Ma Zatterin raccontava di aver scelto il nome del quotidiano per vocazione geografica e aspirazione professionale: il cuore del Paese, e l’equilibrio nel raccontare. Dopo un quarto di secolo riprese quel se stesso mezzobusto sulle Case Chiuse per criticarsi: «Diedi una notizia nascondendola. Che errore». Grande lezione autocritica.
Ieri abbiamo cercato negli archivi uno scatto che tenesse insieme questi due padri putativi, che oggi sono i nostri nonni. E dopo mezzo secolo, visto che quello non era tempo di selfie, ne abbiamo trovato uno solo: ma nella foto di gruppo, tra la barba di Eugenio e il nasone di Ugo, c’è la chioma inconfondibile di Enrico Berlinguer.
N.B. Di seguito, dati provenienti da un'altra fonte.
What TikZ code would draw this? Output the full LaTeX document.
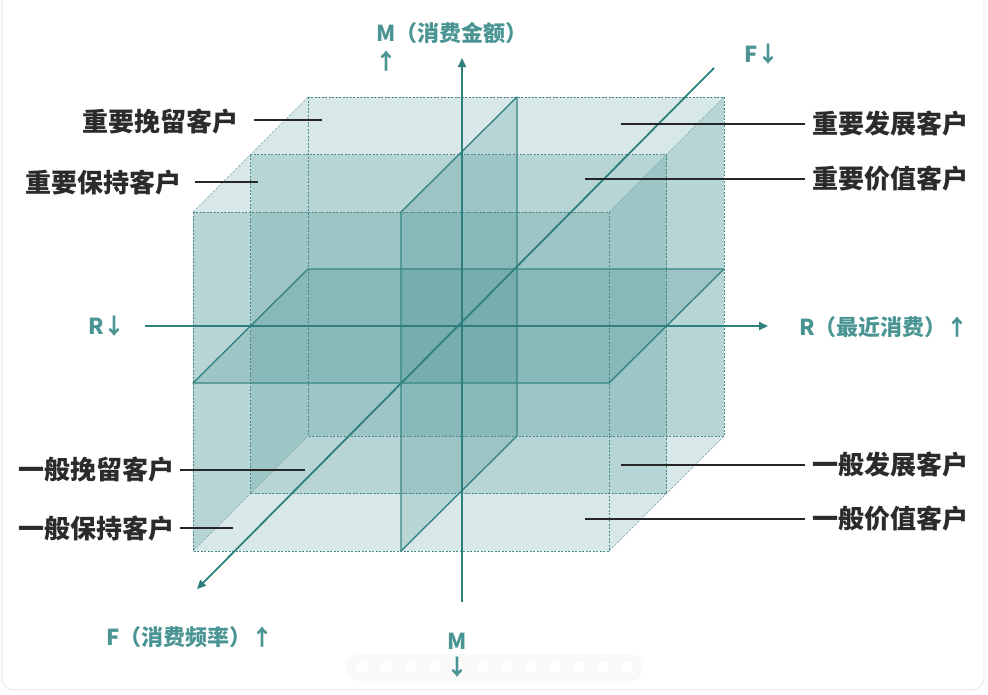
\documentclass[tikz,border=0pt]{standalone}
\usepackage{fontspec}
\newfontfamily\cjk{Noto Sans CJK SC}
\usetikzlibrary{arrows.meta,calc}
\definecolor{facec}{HTML}{2A8080}
\definecolor{axisc}{HTML}{2F7F7F}
\definecolor{labc}{HTML}{4A9593}
\definecolor{edgec}{HTML}{4A8888}
\definecolor{diagc}{HTML}{8AB1B1}
\definecolor{planec}{HTML}{378585}
\definecolor{leadc}{HTML}{262626}
\definecolor{txtc}{HTML}{2B2B2B}
\begin{document}
\begin{tikzpicture}[x=1pt,y=-1pt,
  face/.style={fill=facec, fill opacity=0.18, draw=none},
  dashedge/.style={draw=edgec, line width=0.9pt, dash pattern=on 2pt off 1.5pt},
  diagedge/.style={draw=diagc, line width=0.7pt, dash pattern=on 2.5pt off 1.5pt},
  planeedge/.style={draw=planec, line width=1.4pt, line join=round},
  axisline/.style={draw=axisc, line width=1.8pt},
  axisarrow/.style={axisline, -{Triangle[length=9pt,width=8pt]}},
  leader/.style={draw=leadc, line width=2.3pt},
  lbl/.style={font=\cjk\bfseries\fontsize{26}{30}\selectfont, text=txtc, inner sep=0pt},
  axlbl/.style={font=\cjk\bfseries\fontsize{22}{26}\selectfont, text=labc, inner sep=0pt},
]
\useasboundingbox (0,0) rectangle (988,694);
\clip (0,0) rectangle (988,694);
\fill[white] (0,0) rectangle (988,694);
\draw[black!7, line width=1.2pt, rounded corners=12pt] (2,-30) rectangle (984,690);

% cube corners
\coordinate (A0) at (193,212); \coordinate (B0) at (609,212);
\coordinate (C0) at (609,551); \coordinate (D0) at (193,551);
\coordinate (A1) at (250.5,154.5); \coordinate (B1) at (666.5,154.5);
\coordinate (C1) at (666.5,493.5); \coordinate (D1) at (250.5,493.5);
\coordinate (A2) at (308,97); \coordinate (B2) at (724,97);
\coordinate (C2) at (724,436); \coordinate (D2) at (308,436);
% vertical plane
\coordinate (V1) at (401,212); \coordinate (V2) at (517,97);
\coordinate (V3) at (517,436); \coordinate (V4) at (401,551);
% horizontal plane
\coordinate (H1) at (193,383); \coordinate (H2) at (609,383);
\coordinate (H3) at (724,269); \coordinate (H4) at (308,269);

% translucent faces
\fill[face] (A2) rectangle (C2);
\fill[face] (A1) rectangle (C1);
\fill[face] (A0) -- (A2) -- (D2) -- (D0) -- cycle;
\fill[face] (B0) -- (B2) -- (C2) -- (C0) -- cycle;
\fill[face] (V1) -- (V2) -- (V3) -- (V4) -- cycle;
\fill[face] (H1) -- (H2) -- (H3) -- (H4) -- cycle;
\fill[face] (A0) rectangle (C0);

% edges
\draw[diagedge] (A0) -- (A2);
\draw[diagedge] (B0) -- (B2);
\draw[diagedge] (C0) -- (C2);
\draw[diagedge] (D0) -- (D2);
\draw[dashedge] (A2) rectangle (C2);
\draw[dashedge] (A1) rectangle (C1);
\draw[dashedge] (A0) rectangle (C0);
\draw[planeedge] (V1) -- (V2) -- (V3) -- (V4) -- cycle;
\draw[planeedge] (H1) -- (H2) -- (H3) -- (H4) -- cycle;

% axes
\coordinate (Mbot) at (462,602); \coordinate (Mtop) at (462,58);
\coordinate (Rl) at (145,326); \coordinate (Rr) at (768,326);
\coordinate (Ftr) at (714,68); \coordinate (Fbl) at (197,589);
\draw[axisarrow] (Mbot) -- (Mtop);
\draw[axisarrow] (Rl) -- (Rr);
\draw[axisarrow] (Ftr) -- (Fbl);

% carousel dots
\fill[black!2.5, rounded corners=13pt] (346,654) rectangle (643,681);
\foreach \i in {0,...,11} \fill[white] ({362+24.1*\i},667) circle (6pt);

% axis labels
\node[axlbl, anchor=west] (Mlab) at (376,33) {M（消费金额）};
\node[axlbl] (Mup) at (386,61) {↑};
\node[axlbl, anchor=west] (Fdn) at (744,54) {F↓};
\node[axlbl, anchor=west] (Rdn) at (88,326) {R↓};
\node[axlbl, anchor=west] (Rup) at (799,327) {R（最近消费）↑};
\node[axlbl, anchor=west] (Fup) at (106,637) {F（消费频率）↑};
\node[axlbl] (Mb) at (457,641) {M};
\node[axlbl] (Mdn) at (457,667) {↓};

% segment labels
\node[lbl, anchor=west] (L1) at (82,122) {重要挽留客户};
\node[lbl, anchor=west] (L2) at (25,183) {重要保持客户};
\node[lbl, anchor=west] (L3) at (18,470) {一般挽留客户};
\node[lbl, anchor=west] (L4) at (18,529) {一般保持客户};
\node[lbl, anchor=west] (R1) at (812,124) {重要发展客户};
\node[lbl, anchor=west] (R2) at (812,179) {重要价值客户};
\node[lbl, anchor=west] (R3) at (812,465) {一般发展客户};
\node[lbl, anchor=west] (R4) at (812,519) {一般价值客户};

\coordinate (p1) at (322,120);
\coordinate (p2) at (258,182);
\coordinate (p3) at (305,470);
\coordinate (p4) at (233,528);
\coordinate (q1) at (621,124);
\coordinate (q2) at (585,179);
\coordinate (q3) at (621,465);
\coordinate (q4) at (585,519);
\draw[leader] ($(L1.east|-p1)+(16,0)$) -- (p1);
\draw[leader] ($(L2.east|-p2)+(14,0)$) -- (p2);
\draw[leader] ($(L3.east|-p3)+(6,0)$) -- (p3);
\draw[leader] ($(L4.east|-p4)+(6,0)$) -- (p4);
\draw[leader] (q1) -- ($(R1.west|-q1)+(-7,0)$);
\draw[leader] (q2) -- ($(R2.west|-q2)+(-7,0)$);
\draw[leader] (q3) -- ($(R3.west|-q3)+(-7,0)$);
\draw[leader] (q4) -- ($(R4.west|-q4)+(-7,0)$);
\end{tikzpicture}
\end{document}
Ci fossero stati anche il ciuffo iconografico di Aldo Moro, o i baffi sale e pepe di Giorgio Almirante, le lenti spesse di Ugo La Malfa e la frangia argentea precoce di Marco Pannella, avremmo avuto l’affresco di un’intera epoca.
Molti direttori, nei loro editoriali d’esordio, scrivono centinaia di righe e tracciano programmi per il millennio: ma il giornalismo si fa, e non si spiega. Dovrete leggerci. Per questo il mio editoriale oggi è una foto, questa. A noi basta dire che siamo ancora fedeli a quella missione: un giornale animato da valori di libertà, che rispetta le istituzioni, insegue la modernità, impazzisce per le dispute e i dibattiti (sui temi reali), che cerca la risposta più complessa ai problemi, ma resiste alle tentazioni semplificatrici, che vuole individuare la classe dirigente dell’Abruzzo futuro, ovunque si trovi oggi.
Questa non è più una regione agro-pastorale, ma non può perdere le sue radici. È la sede della più grande società di progettazione italiana, è una capitale di eccellenze gastronomiche raffinate, un presidio di insediamenti industriali di eccellenza, un nuovo avamposto dello stile (da ultimo grazie a Brunello Cucinelli, che ha scelto di venire qui). Scoprirete in queste pagine che non ho mai rimpianti, ma solo nostalgia. Del futuro.